As of June 30, 2011 our only significant equity investment was a 50% stake in Correspondent One S.A. (“Correspondent One”) which was still in the formation process. Correspondent One facilitates the purchase of conforming and government guaranteed residential mortgages from approved mortgage originators. In July, we fulfilled our committed funding obligations and have provided a total of $15.0 million to Correspondent One. Our ownership was reduced below 50% due to investments by certain Lenders One members. For the six months ended June 30, 2011, Correspondent One has minimal impact to our Condensed Consolidated Statements of Operations. Beginning in the third quarter of 2011, Correspondent One will partner with Ocwen and members of Lenders One to provide additional avenues for members to sell loans beyond Lenders One’s preferred investor arrangements and the members own network of loan buyers.
Acquisitions
In April 2011, we acquired Springhouse, LLC (“Springhouse”) an appraisal management company that utilizes a nationwide panel of appraisers to provide real estate appraisals principally to mortgage originators, including the members of Lenders One, and real estate asset managers.
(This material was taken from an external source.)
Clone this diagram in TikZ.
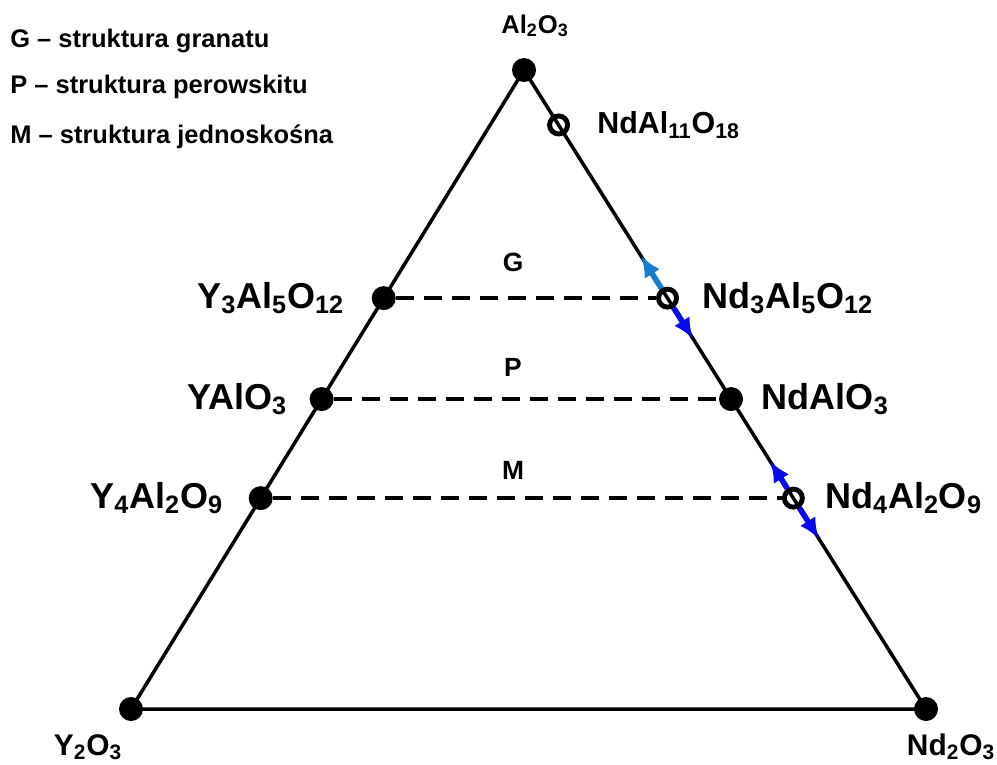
\documentclass[tikz,border=0pt]{standalone}
\usepackage{fontspec}
\setmainfont{Liberation Sans}
\usetikzlibrary{positioning, arrows.meta, calc}
\definecolor{arrowlight}{RGB}{25,125,205}
\definecolor{arrowdark}{RGB}{10,10,235}

\begin{document}
\begin{tikzpicture}[x=0.02cm, y=-0.02cm,
    dot/.style={circle, fill, inner sep=0pt, minimum size=0.48cm},
    ring/.style={circle, draw, line width=2.8pt, inner sep=0pt, minimum size=0.36cm},
    phase/.style={font=\fontsize{20.5}{24}\selectfont\bfseries, inner sep=0pt},
    corner/.style={font=\fontsize{17}{20}\selectfont\bfseries, inner sep=0pt},
    legend/.style={font=\fontsize{14.5}{17}\selectfont\bfseries, inner sep=0pt, anchor=base west},
    region/.style={font=\fontsize{15}{18}\selectfont\bfseries, inner sep=0pt},
    dashline/.style={line width=2.2pt, dash pattern=on 0.36cm off 0.2cm},
    shiftarrow/.style={line width=3.2pt, -{Latex[length=0.42cm, width=0.36cm]}}]
    \useasboundingbox (0,0) rectangle (997,764);

    % Legend
    \node[legend] (leg1) at (10,47) {G – struktura granatu};
    \node[legend] (leg2) at (10,93) {P – struktura perowskitu};
    \node[legend] (leg3) at (10,143) {M – struktura jednoskośna};

    % Corners
    \node[dot] (al) at (524,70) {};
    \node[dot] (y2) at (131,709) {};
    \node[dot] (nd2) at (926,709) {};
    \node[corner, anchor=base, font=\fontsize{14.6}{17}\selectfont\bfseries] (allbl) at (535,33) {Al\textsubscript{2}O\textsubscript{3}};
    \node[corner, anchor=base] (y2lbl) at (88,755) {Y\textsubscript{2}O\textsubscript{3}};
    \node[corner, anchor=base] (nd2lbl) at (951,755) {Nd\textsubscript{2}O\textsubscript{3}};

    % Yttrium side
    \node[dot] (yag) at ($(al)!0.357!(y2)$) {};
    \node[dot] (yap) at ($(al)!0.515!(y2)$) {};
    \node[dot] (yam) at ($(al)!0.670!(y2)$) {};
    \node[phase, left=0.54cm of yag] (yaglbl) {Y\textsubscript{3}Al\textsubscript{5}O\textsubscript{12}};
    \node[phase, left=0.44cm of yap] (yaplbl) {YAlO\textsubscript{3}};
    \node[phase, left=0.5cm of yam] (yamlbl) {Y\textsubscript{4}Al\textsubscript{2}O\textsubscript{9}};

    % Neodymium side
    \node[ring] (ndb) at ($(al)!0.086!(nd2)$) {};
    \node[ring] (ndg) at ($(al)!0.357!(nd2)$) {};
    \node[dot] (ndp) at ($(al)!0.515!(nd2)$) {};
    \node[ring] (ndm) at ($(al)!0.670!(nd2)$) {};
    \node[phase, right=0.54cm of ndb, font=\fontsize{17.3}{20}\selectfont\bfseries] (ndblbl) {NdAl\textsubscript{11}O\textsubscript{18}};
    \node[phase, right=0.46cm of ndg] (ndglbl) {Nd\textsubscript{3}Al\textsubscript{5}O\textsubscript{12}};
    \node[phase, right=0.36cm of ndp] (ndplbl) {NdAlO\textsubscript{3}};
    \node[phase, right=0.4cm of ndm] (ndmlbl) {Nd\textsubscript{4}Al\textsubscript{2}O\textsubscript{9}};

    % Structure fields
    \node[region] (gfield) at (513,262) {G};
    \node[region] (pfield) at (513,367) {P};
    \node[region] (mfield) at (513,470) {M};

    % Triangle
    \draw[line width=2pt] (al.center) -- (y2.center) -- (nd2.center) -- cycle;

    % Tie lines
    \draw[dashline] (yag) -- (ndg);
    \draw[dashline] (yap) -- (ndp);
    \draw[dashline] (yam) -- (ndm);

    % Shifts
    \coordinate (gup) at ($(al)!0.291!(nd2)$);
    \coordinate (gdn) at ($(al)!0.421!(nd2)$);
    \coordinate (mup) at ($(al)!0.612!(nd2)$);
    \coordinate (mdn) at ($(al)!0.734!(nd2)$);
    \draw[shiftarrow, arrowlight] (ndg) -- (gup);
    \draw[shiftarrow, arrowdark] (ndg) -- (gdn);
    \draw[shiftarrow, arrowdark] (ndm) -- (mup);
    \draw[shiftarrow, arrowdark] (ndm) -- (mdn);
\end{tikzpicture}
\end{document}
See Note 6 for additional information.
Foreign Currency Translation
Our reporting currency is the U.S. dollar. Other foreign currency assets and liabilities that are considered monetary items are translated at exchange rates in effect at the balance sheet date. Foreign currency revenues and expenses are translated at transaction date exchange rates. These exchange gains and losses are included in the determination of net income.
Fair Value of Financial Instruments
The fair value of financial instruments, which primarily include Cash and Cash Equivalents, Accounts Receivable, net, Restricted Cash and Accounts Payable and Accrued Expenses at June 30, 2011 and December 31, 2010, are carried at amounts that approximate their fair value due to the short-term nature of these amounts.
Additionally, a put option arrangement was issued to the predecessor owners of MPA. The arrangement, which expires in February 2014, allows the holders to put a portion of the Altisource shares issued as consideration to Altisource at a predetermined price. The fair value calculation is deemed to be a Level 3 calculation. The fair value of the put option at June 30, 2011 of $0.2 million was valued using the following assumptions:
         
    Assumptions  
 
       
Risk-free Interest Rate
    0.19% – 0.810 %
Expected Stock Price Volatility
    23% – 44 %
Expected Dividend Yield
     
Expected Option Life (in years)
    0.75 – 2.75  
Contractual Life (in years)
     
Fair Value
  $0.0 – $1.14  
The put option agreement is a written derivative valued similar to stock options and is included within Other Non-current Liabilities on the Condensed Consolidated Balance Sheet. The fair value of the put option agreements will be determined each quarter until such puts are either exercised or forfeited. Any changes in value are included as a component of Other Income (Expense), net in the Condensed Consolidated Statements of Operations.